The urge to scream, the overwhelming fear, is also the chance to scream back, to eviscerate eviscerating fear. It is that moment where life happens, and all the moments around that one. Hiding is always an option, a choice, but not one to take in this moment. Not today.

I swung my heal up onto a ledge and found two holds big enough to rest on. “Breathe,” I thought, blowing out hard. “Breathe” took the place of all thought, of all fear, of all doubt. “Breathe.” I was six or seven bolts up maybe, looking at a handful more moves to clear the roof.

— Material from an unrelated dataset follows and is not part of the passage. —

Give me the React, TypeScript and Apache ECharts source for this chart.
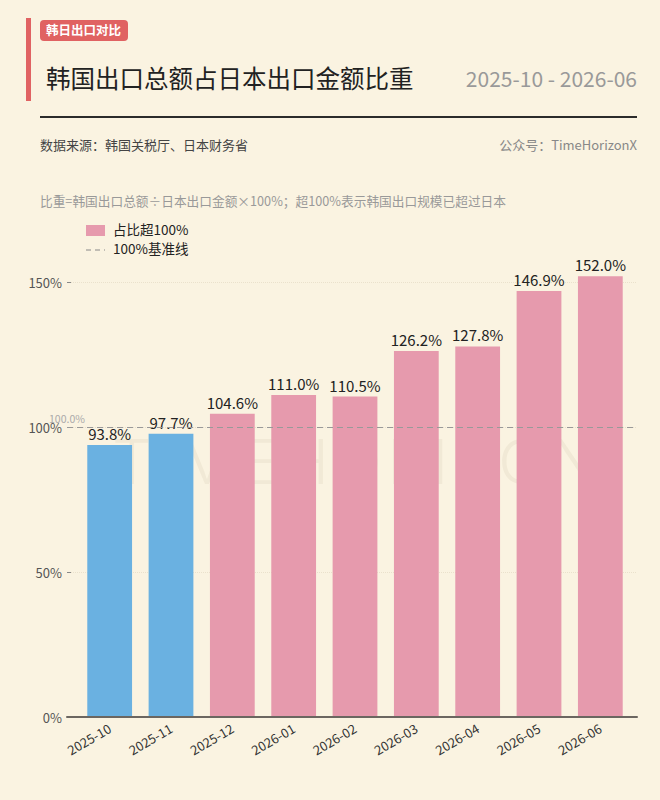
import React, { useEffect, useRef } from "react";
import * as echarts from "echarts";

const months = ["2025-10", "2025-11", "2025-12", "2026-01", "2026-02", "2026-03", "2026-04", "2026-05", "2026-06"];
const shareValues = [93.8, 97.7, 104.6, 111.0, 110.5, 126.2, 127.8, 146.9, 152.0];
const baseline = 100;
const yTicks = [0, 50, 100, 150];

const BG = "#FAF3E1";
const PINK = "#E69AAD";
const BLUE = "#6AB1E1";
const RED = "#E06262";
const FONT = "'Noto Sans CJK SC', 'Noto Sans', sans-serif";

export default function App() {
  const ref = useRef<HTMLDivElement>(null);
  useEffect(() => {
    document.body.style.margin = "0";
    const chart = echarts.init(ref.current!, null, { renderer: "svg" });
    const yMin = yTicks[0];
    const yMax = yTicks[yTicks.length - 1];
    chart.setOption({
      animation: false,
      backgroundColor: BG,
      textStyle: { fontFamily: FONT },
      grid: [
        { left: 67, right: 23, top: 282, bottom: 83 },
        { left: 79, right: 29, top: 282, bottom: 83 },
      ],
      xAxis: [
        {
          type: "category",
          gridIndex: 0,
          data: [""],
          axisLine: { lineStyle: { color: "#6b6660", width: 2 } },
          axisTick: { show: false },
          axisLabel: { show: false },
          z: 5,
        },
        {
          type: "category",
          gridIndex: 1,
          data: months,
          axisLine: { show: false },
          axisTick: { show: false },
          axisLabel: { rotate: 30, fontSize: 13, color: "#333", margin: 10, fontFamily: FONT },
        },
      ],
      yAxis: [
        {
          type: "value",
          gridIndex: 0,
          min: yMin,
          max: yMax,
          interval: 50,
          axisLine: { show: false },
          axisTick: { show: true, inside: true, length: 4, lineStyle: { color: "#888" } },
          axisLabel: { formatter: "{value}%", fontSize: 13, color: "#555", margin: 5, fontFamily: FONT },
          splitLine: { lineStyle: { color: "#EAE1CC", type: "dotted", width: 1 } },
        },
        {
          type: "value",
          gridIndex: 1,
          min: yMin,
          max: yMax,
          interval: 50,
          show: false,
          splitLine: { show: false },
        },
      ],
      graphic: [
        {
          type: "text",
          left: 112,
          top: 430,
          z: -10,
          style: {
            text: "T\u200AI\u200AM\u200AE\u200AH\u200AO\u200AR\u200AI\u200AZ\u200AO\u200AN",
            fill: "rgba(120,100,60,0.065)",
            fontSize: 62,
            fontWeight: 300,
            fontFamily: "Inter, 'Noto Sans', sans-serif",
          },
        },
        { type: "rect", left: 26, top: 18, shape: { width: 5, height: 83 }, style: { fill: RED } },
        { type: "rect", left: 40, top: 20, shape: { width: 88, height: 21, r: 4 }, style: { fill: RED } },
        { type: "text", left: 46, top: 23, style: { text: "韩日出口对比", fill: "#fff", fontSize: 12.5, fontWeight: "bold", fontFamily: FONT } },
        { type: "text", left: 46, top: 65, style: { text: "韩国出口总额占日本出口金额比重", fill: "#222", fontSize: 24.5, fontWeight: "normal", fontFamily: FONT } },
        { type: "text", right: 23, top: 67, style: { text: "2025-10 - 2026-06", fill: "#999", fontSize: 21, fontFamily: FONT } },
        { type: "rect", left: 40, top: 116, shape: { width: 597, height: 2 }, style: { fill: "#2b2b2b" } },
        { type: "text", left: 40, top: 138, style: { text: "数据来源：韩国关税厅、日本财务省", fill: "#444", fontSize: 13, fontFamily: FONT } },
        { type: "text", right: 23, top: 138, style: { text: "公众号：TimeHorizonX", fill: "#888", fontSize: 13, fontFamily: FONT } },
        { type: "text", left: 40, top: 194, style: { text: "比重=韩国出口总额÷日本出口金额×100%；超100%表示韩国出口规模已超过日本", fill: "#999", fontSize: 12.7, fontFamily: FONT } },
        { type: "rect", left: 86, top: 225, shape: { width: 19, height: 11 }, style: { fill: PINK } },
        { type: "text", left: 113, top: 222, style: { text: "占比超100%", fill: "#222", fontSize: 13.5, fontFamily: FONT } },
        { type: "line", shape: { x1: 86, y1: 250, x2: 105, y2: 250 }, style: { stroke: "#888", lineWidth: 1, lineDash: [5, 4] } },
        { type: "text", left: 113, top: 241, style: { text: "100%基准线", fill: "#222", fontSize: 13.5, fontFamily: FONT } },
      ],
      series: [
        {
          name: "100%基准线",
          type: "line",
          xAxisIndex: 0,
          yAxisIndex: 0,
          data: [],
          markLine: {
            silent: true,
            symbol: ["none", "none"],
            lineStyle: { color: "#999", type: [6, 4], width: 1 },
            label: {
              show: true,
              position: "start",
              formatter: (p: any) => Number(p.value).toFixed(1) + "%",
              color: "#aaa",
              fontSize: 10.5,
              align: "center",
              verticalAlign: "bottom",
              distance: 0,
              padding: [0, 0, 3, 0],
            },
            data: [{ yAxis: baseline }],
          },
        },
        {
          name: "占比超100%",
          type: "bar",
          xAxisIndex: 1,
          yAxisIndex: 1,
          data: shareValues,
          barWidth: "73%",
          clip: false,
          z: 2,
          itemStyle: { color: (p: any) => (p.value >= baseline ? PINK : BLUE) },
          label: {
            show: true,
            position: "top",
            distance: 4,
            fontSize: 15,
            color: "#222",
            fontFamily: FONT,
            formatter: (p: any) => Number(p.value).toFixed(1) + "%",
          },
        },
      ],
    });
    return () => chart.dispose();
  }, []);
  return <div ref={ref} style={{ width: 660, height: 800, position: "absolute", left: 0, top: 0 }} />;
}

I reached up to an undercling, swung my feet around and reeled the holds in. Clip. One more draw. Feet up. Move hands. Feet up. Reel in. I popped out the roof, but I never saw the headwall above. My eyes were focused three feet above me and four feet below my shoulders. Feet up. Move hands. The rope snaked below me under the roof and out of sight. Feet up. Move hands. The holds kept coming, not good enough to slow down but good enough to keep pushing up. Feet up. Feet up. Breathe. Thoughts were my enemy — they would only bring doubt. Move hands. Feet up. Breathe. Move hands. Feet up. Clip. Feet up. Move hands. Clip. Clip. Chains. The rope came tight, pulling my waist into the rock. I looked down, and my thinking brain clicked on. What had I just done? My hands were useless, but I was at the chains.

Faith and trust are not thoughts. They are emptiness. They are implicit, embedded, part of us. To find them, I had to stop thinking and start listening. They were there the whole time, but I hid them from myself. With them uncovered, however, screaming back at the fear ceases to be a choice. It instead becomes the path, the way, the only road. The decision is before the fear arrives. The decision is whether you are willing to listen, whether you are willing to find faith within yourself. Everything after is the moment unfolding. Even now. Even now. Even now.